Quick Review: YOLO Juliet

Although Romeo and Juliet is probably the play that most teens would recognize and know the plot of over any other Shakespeare, it's probably his least compelling play.  You can really only do so much with a story that's already pretty well-known (at least back then), and star-crossed lovers generally have one outcome.  Shakespeare excelled in fleshing out the rest of the story--Juliet's nurse is hilarious, and even Friar Laurence is pretty interesting.

It's no surprise, then, that these characters have the strongest "voices" in YOLO Juliet.  The texting format is especially good for showing the stupidity (there, I said it!) of Romeo and Juliet's choices.  This version really shows that Romeo is a guy who's in love with love--he moves from OMG ROSALINE to OMG JULIET 4VR MARRY MEEEEEE in the space of a few emojis.  Romeo is--pardon me--a tool.  Girls reading this book: watch out for the Romeos of high school.  They are legion.

As in the original play, Juliet is kind of a non-entity here.  She says some stuff, pesters Nurse a lot, and whines.  I mean, I totally get that she is not at all psyched to have to marry Paris, who is generally an okay dude except for wanting to marry a fourteen-year-old girl.

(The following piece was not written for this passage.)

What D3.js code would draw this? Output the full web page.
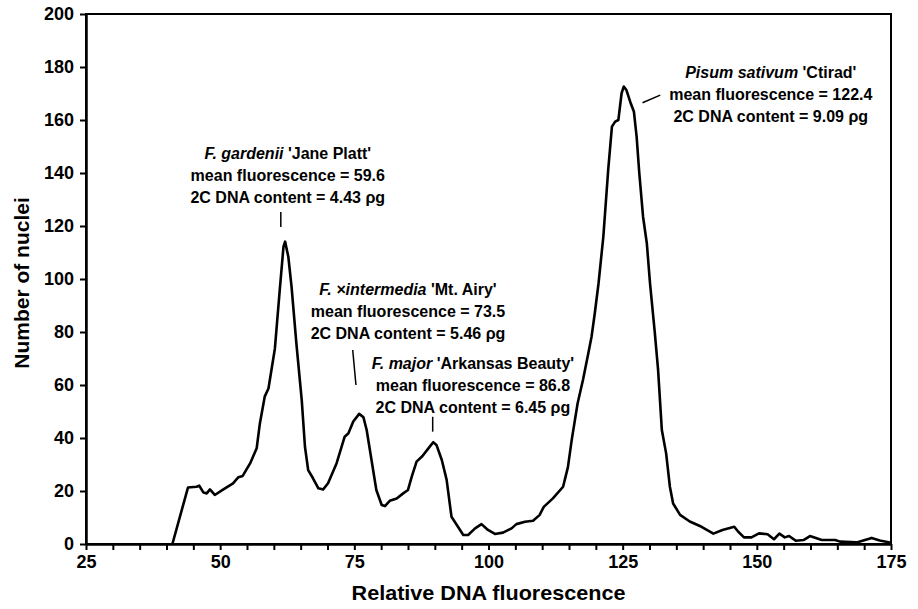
<!DOCTYPE html>
<html lang="en">
<head>
<meta charset="UTF-8">
<title>Flow cytometry histogram</title>
<script src="https://cdnjs.cloudflare.com/ajax/libs/d3/7.8.5/d3.min.js"></script>
<style>
    body { margin: 0; background: #fff; }
    svg { display: block; font-family: "Liberation Sans", Arial, sans-serif; font-weight: bold; }
</style>
</head>
<body>
<div id="chart"></div>
<script>
// relative DNA fluorescence (x) and number of nuclei (y)
const fluorescence = [41.1, 44.0, 45.6, 46.1, 46.9, 47.5, 48.1, 49.0, 50.6, 52.4, 53.4, 54.2, 55.6, 56.8, 57.4, 58.3, 59.0, 60.2, 61.1, 61.8,
    62.1, 62.7, 63.3, 64.2, 65.2, 65.8, 66.4, 67.3, 68.3, 69.2, 70.1, 71.7, 73.2, 73.9, 74.8, 75.9, 76.7, 77.3, 78.2, 79.1,
    80.1, 80.7, 81.6, 82.9, 84.1, 85.0, 85.7, 86.6, 87.7, 88.8, 89.7, 90.3, 91.3, 92.2, 93.1, 94.1, 95.3, 96.2, 97.5, 98.7,
    99.9, 101.2, 102.7, 104.3, 105.2, 106.8, 108.3, 109.5, 110.3, 112.0, 113.9, 114.8, 115.5, 116.6, 117.6, 118.6, 119.2, 119.8, 120.5, 121.4,
    122.3, 123.0, 123.6, 124.2, 124.8, 125.2, 125.7, 126.4, 127.1, 127.6, 128.1, 128.8, 129.5, 130.1, 131.0, 131.6, 132.3, 133.1, 133.8, 134.4,
    135.7, 137.5, 139.7, 141.9, 143.6, 145.8, 146.5, 147.6, 149.0, 150.4, 152.0, 153.2, 154.2, 155.2, 156.0, 157.3, 158.7, 159.9, 162.1, 164.6,
    165.5, 168.6, 171.4, 172.9, 174.8];
const nuclei = [0, 21.3, 21.6, 22.0, 19.4, 19.1, 20.6, 18.5, 20.6, 22.9, 25.2, 25.7, 30.5, 36.1, 45.5, 55.6, 58.7, 73.8, 95.8, 112.2,
    114.1, 108.4, 97.1, 75.7, 54.3, 36.7, 27.9, 24.8, 21.0, 20.6, 22.9, 30.5, 40.5, 41.8, 46.2, 49.1, 47.8, 43.0, 31.7, 20.4,
    14.7, 14.3, 16.3, 17.2, 19.1, 20.4, 25.4, 31.1, 33.2, 36.1, 38.4, 37.4, 31.7, 24.2, 10.3, 7.2, 3.4, 3.4, 5.9, 7.5,
    5.3, 3.8, 4.3, 5.9, 7.5, 8.4, 8.8, 10.9, 14.0, 17.2, 21.6, 29.0, 39.2, 53.0, 61.9, 72.0, 78.2, 87.0, 98.3, 116.0,
    141.1, 157.5, 159.4, 160.0, 170.1, 172.6, 171.3, 166.9, 163.1, 153.7, 139.9, 123.5, 113.5, 98.3, 79.5, 65.7, 43.0, 34.2, 21.6, 15.3,
    11.0, 8.5, 6.5, 3.9, 5.3, 6.5, 4.7, 2.5, 2.5, 4.0, 3.7, 1.8, 3.9, 2.5, 3.0, 1.2, 1.5, 3.0, 1.5, 1.5,
    0.9, 0.6, 2.3, 1.3, 0.6];

const xTickLabels = [25, 50, 75, 100, 125, 150, 175];
const xMinorStep = 5;
const yTicks = [0, 20, 40, 60, 80, 100, 120, 140, 160, 180, 200];

// peak labels: italic name, rest of title, mean fluorescence, 2C DNA content
const peakNames = ["F. gardenii", "F. \u00d7intermedia", "F. major", "Pisum sativum"];
const peakCultivars = ["'Jane Platt'", "'Mt. Airy'", "'Arkansas Beauty'", "'Ctirad'"];
const peakMeans = ["59.6", "73.5", "86.8", "122.4"];
const peakContents = ["4.43", "5.46", "6.45", "9.09"];
// label anchor (center x, first baseline y) and pointer ends, in data units
const labelX = [62.6, 85.0, 97.1, 152.6];
const labelY = [145.3, 94.0, 66.0, 175.8];
const pointerFrom = [[61.3, 125.3], [74.7, 73.2], [89.6, 48.0], [128.7, 166.5]];
const pointerTo = [[61.3, 119.6], [75.3, 60.0], [89.6, 42.4], [132.0, 169.4]];

const W = 918, H = 609;
const margin = { top: 14, right: 27, bottom: 65, left: 86 };
const width = W - margin.left - margin.right;
const height = H - margin.top - margin.bottom;

const svg = d3.select("#chart").append("svg")
    .attr("width", W)
    .attr("height", H);

const g = svg.append("g")
    .attr("transform", `translate(${margin.left},${margin.top})`);

const x = d3.scaleLinear().domain([25, 175]).range([0, width]);
const y = d3.scaleLinear().domain([0, 200]).range([height, 0]);

// frame
g.append("rect")
    .attr("width", width)
    .attr("height", height)
    .attr("fill", "none")
    .attr("stroke", "#000")
    .attr("stroke-width", 2);

const xAxis = d3.axisBottom(x)
    .tickValues(d3.range(25, 175 + 0.1, xMinorStep))
    .tickFormat(d => xTickLabels.includes(d) ? d : "")
    .tickSize(6)
    .tickSizeOuter(0)
    .tickPadding(5);

const yAxis = d3.axisLeft(y)
    .tickValues(yTicks)
    .tickSize(6)
    .tickSizeOuter(0)
    .tickPadding(6);

const gx = g.append("g").attr("transform", `translate(0,${height})`).call(xAxis);
const gy = g.append("g").call(yAxis);

[gx, gy].forEach(a => {
    a.select(".domain").attr("stroke-width", 2.5);
    a.selectAll(".tick line").attr("stroke-width", 2);
    a.selectAll(".tick text")
        .attr("font-family", "Liberation Sans, Arial, sans-serif")
        .attr("font-weight", "bold")
        .attr("font-size", 18)
        .attr("fill", "#000");
});

// axis titles
svg.append("text")
    .attr("x", margin.left + width / 2)
    .attr("y", 600)
    .attr("text-anchor", "middle")
    .attr("font-size", 20)
    .attr("transform", `translate(${margin.left + width / 2},0) scale(1.08,1) translate(${-(margin.left + width / 2)},0)`)
    .text("Relative DNA fluorescence");

svg.append("text")
    .attr("transform", `translate(29,283) rotate(-90)`)
    .attr("text-anchor", "middle")
    .attr("font-size", 21)
    .text("Number of nuclei");

// histogram curve
const points = fluorescence.map((f, i) => [f, nuclei[i]]);
g.append("path")
    .datum(points)
    .attr("fill", "none")
    .attr("stroke", "#000")
    .attr("stroke-width", 2.6)
    .attr("stroke-linejoin", "round")
    .attr("d", d3.line().x(d => x(d[0])).y(d => y(d[1])));

// peak annotations
const lineGap = 22;
peakNames.forEach((name, i) => {
    const cx = x(labelX[i]), by = y(labelY[i]);
    const t = g.append("text")
        .attr("text-anchor", "middle")
        .attr("font-size", 16);
    const l1 = t.append("tspan").attr("x", cx).attr("y", by);
    l1.append("tspan").attr("font-style", "italic").text(name);
    l1.append("tspan").text(" " + peakCultivars[i]);
    t.append("tspan").attr("x", cx).attr("y", by + lineGap)
        .text("mean fluorescence = " + peakMeans[i]);
    t.append("tspan").attr("x", cx).attr("y", by + 2 * lineGap)
        .text("2C DNA content = " + peakContents[i] + " \u03c1g");

    g.append("line")
        .attr("x1", x(pointerFrom[i][0])).attr("y1", y(pointerFrom[i][1]))
        .attr("x2", x(pointerTo[i][0])).attr("y2", y(pointerTo[i][1]))
        .attr("stroke", "#000")
        .attr("stroke-width", 1.5);
});
</script>
</body>
</html>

Mom and Dad Capulet and Dad Montague are also pretty funny to read, because their messages and status updates reflect how a lot of older people text.  Lady Capulet always ends hers with either "LC" or "Love, Mom" because we totally don't know from whom it's coming!  (Parents: don't do this.  It's irritating and it takes up space.  A text is not a Hallmark card you have to sign).

The one thing I didn't like about this adaptation is that Juliet's Nurse sounds like the caricature of the Sassy Black Friend, which is a concept that really needs to just disappear.

Overall, srsly Hamlet was better, but both are entertaining reads, especially for those who've read and studied the corresponding plays.  I cannot wait for a Macbeth!